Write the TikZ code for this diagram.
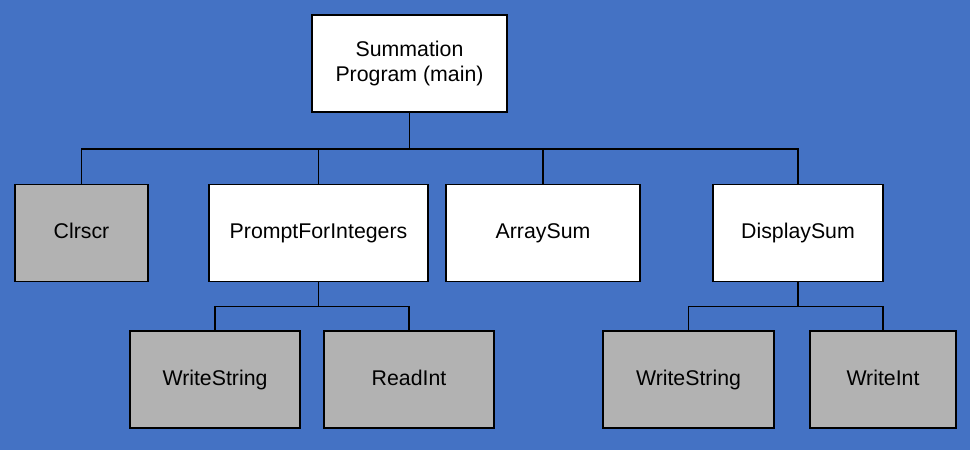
::::
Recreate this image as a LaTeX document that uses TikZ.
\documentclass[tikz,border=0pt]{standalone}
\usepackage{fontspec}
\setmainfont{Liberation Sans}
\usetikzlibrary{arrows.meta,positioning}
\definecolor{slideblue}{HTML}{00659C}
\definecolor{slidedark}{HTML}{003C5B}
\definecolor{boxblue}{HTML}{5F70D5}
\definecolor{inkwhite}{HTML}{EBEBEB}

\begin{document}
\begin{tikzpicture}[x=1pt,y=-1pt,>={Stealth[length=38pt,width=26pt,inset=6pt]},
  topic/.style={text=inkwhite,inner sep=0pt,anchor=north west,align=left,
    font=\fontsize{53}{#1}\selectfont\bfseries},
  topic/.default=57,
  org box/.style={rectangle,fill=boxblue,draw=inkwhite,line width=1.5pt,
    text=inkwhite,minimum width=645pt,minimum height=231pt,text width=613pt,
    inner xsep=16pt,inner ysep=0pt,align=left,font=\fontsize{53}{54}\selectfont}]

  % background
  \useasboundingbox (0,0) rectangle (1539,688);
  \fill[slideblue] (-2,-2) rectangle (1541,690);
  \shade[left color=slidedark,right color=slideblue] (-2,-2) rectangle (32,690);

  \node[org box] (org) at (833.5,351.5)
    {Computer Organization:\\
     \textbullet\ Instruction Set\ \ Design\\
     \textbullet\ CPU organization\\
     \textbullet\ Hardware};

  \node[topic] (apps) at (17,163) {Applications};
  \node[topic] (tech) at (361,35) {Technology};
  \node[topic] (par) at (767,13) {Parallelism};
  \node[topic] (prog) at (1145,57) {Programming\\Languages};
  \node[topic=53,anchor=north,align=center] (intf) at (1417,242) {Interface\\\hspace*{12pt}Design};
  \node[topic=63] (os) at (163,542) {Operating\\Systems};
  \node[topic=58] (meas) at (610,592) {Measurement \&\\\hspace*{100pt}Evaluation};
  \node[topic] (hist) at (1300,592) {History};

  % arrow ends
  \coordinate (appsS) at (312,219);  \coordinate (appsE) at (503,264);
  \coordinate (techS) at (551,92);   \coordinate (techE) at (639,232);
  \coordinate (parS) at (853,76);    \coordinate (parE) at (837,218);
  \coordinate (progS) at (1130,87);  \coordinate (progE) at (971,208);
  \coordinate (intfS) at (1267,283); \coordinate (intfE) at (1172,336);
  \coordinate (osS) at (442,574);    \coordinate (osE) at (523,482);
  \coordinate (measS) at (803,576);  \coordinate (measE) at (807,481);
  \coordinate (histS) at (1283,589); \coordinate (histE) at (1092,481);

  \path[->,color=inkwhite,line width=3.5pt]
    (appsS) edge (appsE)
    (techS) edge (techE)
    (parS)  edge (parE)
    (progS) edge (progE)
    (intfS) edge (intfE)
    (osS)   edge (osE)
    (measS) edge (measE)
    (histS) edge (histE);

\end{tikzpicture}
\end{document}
::::
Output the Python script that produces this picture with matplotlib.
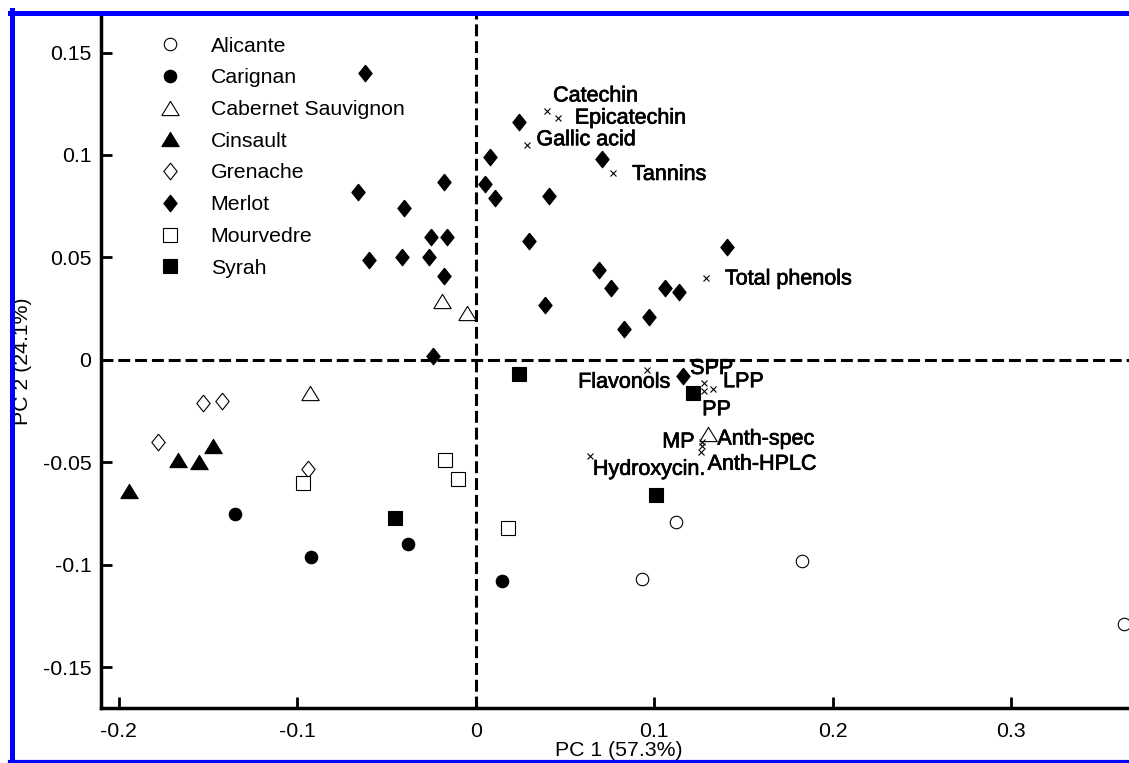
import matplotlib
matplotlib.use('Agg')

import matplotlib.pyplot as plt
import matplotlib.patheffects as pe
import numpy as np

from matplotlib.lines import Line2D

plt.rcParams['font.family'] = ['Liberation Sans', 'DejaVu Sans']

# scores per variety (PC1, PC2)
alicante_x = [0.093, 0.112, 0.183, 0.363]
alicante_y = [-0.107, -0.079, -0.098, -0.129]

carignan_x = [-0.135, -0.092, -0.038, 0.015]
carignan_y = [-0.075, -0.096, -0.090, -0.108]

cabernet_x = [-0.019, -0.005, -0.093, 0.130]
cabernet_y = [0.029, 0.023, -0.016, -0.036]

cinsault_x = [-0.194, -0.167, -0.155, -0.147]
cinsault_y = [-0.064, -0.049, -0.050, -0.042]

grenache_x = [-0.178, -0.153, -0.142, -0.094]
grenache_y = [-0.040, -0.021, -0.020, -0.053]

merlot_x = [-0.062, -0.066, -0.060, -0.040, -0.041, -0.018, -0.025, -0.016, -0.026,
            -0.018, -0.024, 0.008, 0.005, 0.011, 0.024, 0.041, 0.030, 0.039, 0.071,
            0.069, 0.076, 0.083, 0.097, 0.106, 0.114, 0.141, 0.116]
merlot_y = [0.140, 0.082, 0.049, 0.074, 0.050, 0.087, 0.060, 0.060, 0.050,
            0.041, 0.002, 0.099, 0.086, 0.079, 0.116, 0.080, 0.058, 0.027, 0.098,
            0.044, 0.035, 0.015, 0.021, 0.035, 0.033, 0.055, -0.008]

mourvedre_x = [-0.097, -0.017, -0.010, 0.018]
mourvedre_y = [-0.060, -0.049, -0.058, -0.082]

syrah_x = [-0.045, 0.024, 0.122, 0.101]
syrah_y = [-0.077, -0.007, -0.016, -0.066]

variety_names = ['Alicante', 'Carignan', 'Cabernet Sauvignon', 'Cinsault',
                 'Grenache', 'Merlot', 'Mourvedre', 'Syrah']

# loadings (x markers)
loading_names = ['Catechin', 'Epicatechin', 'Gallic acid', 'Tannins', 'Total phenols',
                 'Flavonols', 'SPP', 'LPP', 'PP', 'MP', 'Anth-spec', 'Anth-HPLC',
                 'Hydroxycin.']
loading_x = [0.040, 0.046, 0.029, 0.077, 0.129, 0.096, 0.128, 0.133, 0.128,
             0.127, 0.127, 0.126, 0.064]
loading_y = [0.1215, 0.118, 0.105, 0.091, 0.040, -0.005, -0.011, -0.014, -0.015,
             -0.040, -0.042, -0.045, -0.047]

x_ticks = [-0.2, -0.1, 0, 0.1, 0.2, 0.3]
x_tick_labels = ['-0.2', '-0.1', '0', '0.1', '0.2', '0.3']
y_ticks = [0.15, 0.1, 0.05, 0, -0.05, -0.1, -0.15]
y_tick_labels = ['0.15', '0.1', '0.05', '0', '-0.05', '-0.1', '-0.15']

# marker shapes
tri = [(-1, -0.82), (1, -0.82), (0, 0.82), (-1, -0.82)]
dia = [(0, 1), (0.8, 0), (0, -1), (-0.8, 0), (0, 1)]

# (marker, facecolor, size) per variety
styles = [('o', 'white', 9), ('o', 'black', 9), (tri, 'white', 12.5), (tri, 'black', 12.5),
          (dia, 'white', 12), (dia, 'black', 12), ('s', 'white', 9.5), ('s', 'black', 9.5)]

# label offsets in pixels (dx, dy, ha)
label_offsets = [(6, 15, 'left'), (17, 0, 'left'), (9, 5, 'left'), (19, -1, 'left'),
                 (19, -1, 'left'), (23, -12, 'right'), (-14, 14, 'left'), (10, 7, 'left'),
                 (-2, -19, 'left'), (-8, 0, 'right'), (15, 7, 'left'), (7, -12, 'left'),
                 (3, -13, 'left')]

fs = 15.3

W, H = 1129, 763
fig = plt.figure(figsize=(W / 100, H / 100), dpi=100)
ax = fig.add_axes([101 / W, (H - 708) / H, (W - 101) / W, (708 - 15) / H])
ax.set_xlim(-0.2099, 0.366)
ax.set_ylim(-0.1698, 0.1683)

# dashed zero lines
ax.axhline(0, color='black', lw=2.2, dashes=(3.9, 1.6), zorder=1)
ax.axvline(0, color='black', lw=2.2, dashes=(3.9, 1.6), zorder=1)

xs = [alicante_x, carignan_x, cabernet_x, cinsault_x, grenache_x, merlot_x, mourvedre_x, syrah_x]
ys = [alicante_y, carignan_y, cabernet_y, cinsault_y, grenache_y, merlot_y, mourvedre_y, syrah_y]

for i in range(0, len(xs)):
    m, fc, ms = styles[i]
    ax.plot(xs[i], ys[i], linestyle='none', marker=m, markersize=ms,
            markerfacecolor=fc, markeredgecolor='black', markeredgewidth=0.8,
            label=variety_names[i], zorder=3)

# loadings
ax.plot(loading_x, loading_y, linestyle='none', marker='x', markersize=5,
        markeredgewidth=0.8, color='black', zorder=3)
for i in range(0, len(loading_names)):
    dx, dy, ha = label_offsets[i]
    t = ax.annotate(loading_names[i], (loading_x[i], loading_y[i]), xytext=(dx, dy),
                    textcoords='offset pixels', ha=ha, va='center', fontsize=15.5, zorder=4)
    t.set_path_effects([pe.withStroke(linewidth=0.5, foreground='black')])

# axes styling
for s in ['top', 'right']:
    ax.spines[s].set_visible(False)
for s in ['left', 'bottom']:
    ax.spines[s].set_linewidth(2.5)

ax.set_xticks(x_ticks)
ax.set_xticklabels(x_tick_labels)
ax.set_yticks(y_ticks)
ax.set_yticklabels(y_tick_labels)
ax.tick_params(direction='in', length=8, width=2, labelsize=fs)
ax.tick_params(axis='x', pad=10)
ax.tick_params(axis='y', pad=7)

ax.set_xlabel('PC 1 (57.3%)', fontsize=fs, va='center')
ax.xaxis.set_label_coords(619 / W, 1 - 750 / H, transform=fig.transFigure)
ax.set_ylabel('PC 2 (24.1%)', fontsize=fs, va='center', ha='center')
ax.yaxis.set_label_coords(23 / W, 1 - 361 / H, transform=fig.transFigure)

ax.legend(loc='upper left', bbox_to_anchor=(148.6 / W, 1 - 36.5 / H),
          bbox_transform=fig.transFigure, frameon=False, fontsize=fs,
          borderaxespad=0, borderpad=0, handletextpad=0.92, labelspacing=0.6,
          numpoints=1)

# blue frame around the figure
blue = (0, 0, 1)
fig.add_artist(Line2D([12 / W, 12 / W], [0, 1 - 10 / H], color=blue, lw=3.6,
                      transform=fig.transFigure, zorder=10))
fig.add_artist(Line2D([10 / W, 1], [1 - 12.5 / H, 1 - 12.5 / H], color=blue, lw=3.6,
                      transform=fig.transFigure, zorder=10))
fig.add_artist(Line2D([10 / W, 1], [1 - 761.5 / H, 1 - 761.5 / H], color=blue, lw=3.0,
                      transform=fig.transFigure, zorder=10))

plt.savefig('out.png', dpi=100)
::::
-- Set exercise --
Extract exactly and only the lines above from the line containing "Recreate this image" through the line containing "(-2,-2) rectangle (32,690);", both end lines included.

-- Complete output --
Recreate this image as a LaTeX document that uses TikZ.
\documentclass[tikz,border=0pt]{standalone}
\usepackage{fontspec}
\setmainfont{Liberation Sans}
\usetikzlibrary{arrows.meta,positioning}
\definecolor{slideblue}{HTML}{00659C}
\definecolor{slidedark}{HTML}{003C5B}
\definecolor{boxblue}{HTML}{5F70D5}
\definecolor{inkwhite}{HTML}{EBEBEB}

\begin{document}
\begin{tikzpicture}[x=1pt,y=-1pt,>={Stealth[length=38pt,width=26pt,inset=6pt]},
  topic/.style={text=inkwhite,inner sep=0pt,anchor=north west,align=left,
    font=\fontsize{53}{#1}\selectfont\bfseries},
  topic/.default=57,
  org box/.style={rectangle,fill=boxblue,draw=inkwhite,line width=1.5pt,
    text=inkwhite,minimum width=645pt,minimum height=231pt,text width=613pt,
    inner xsep=16pt,inner ysep=0pt,align=left,font=\fontsize{53}{54}\selectfont}]

  % background
  \useasboundingbox (0,0) rectangle (1539,688);
  \fill[slideblue] (-2,-2) rectangle (1541,690);
  \shade[left color=slidedark,right color=slideblue] (-2,-2) rectangle (32,690);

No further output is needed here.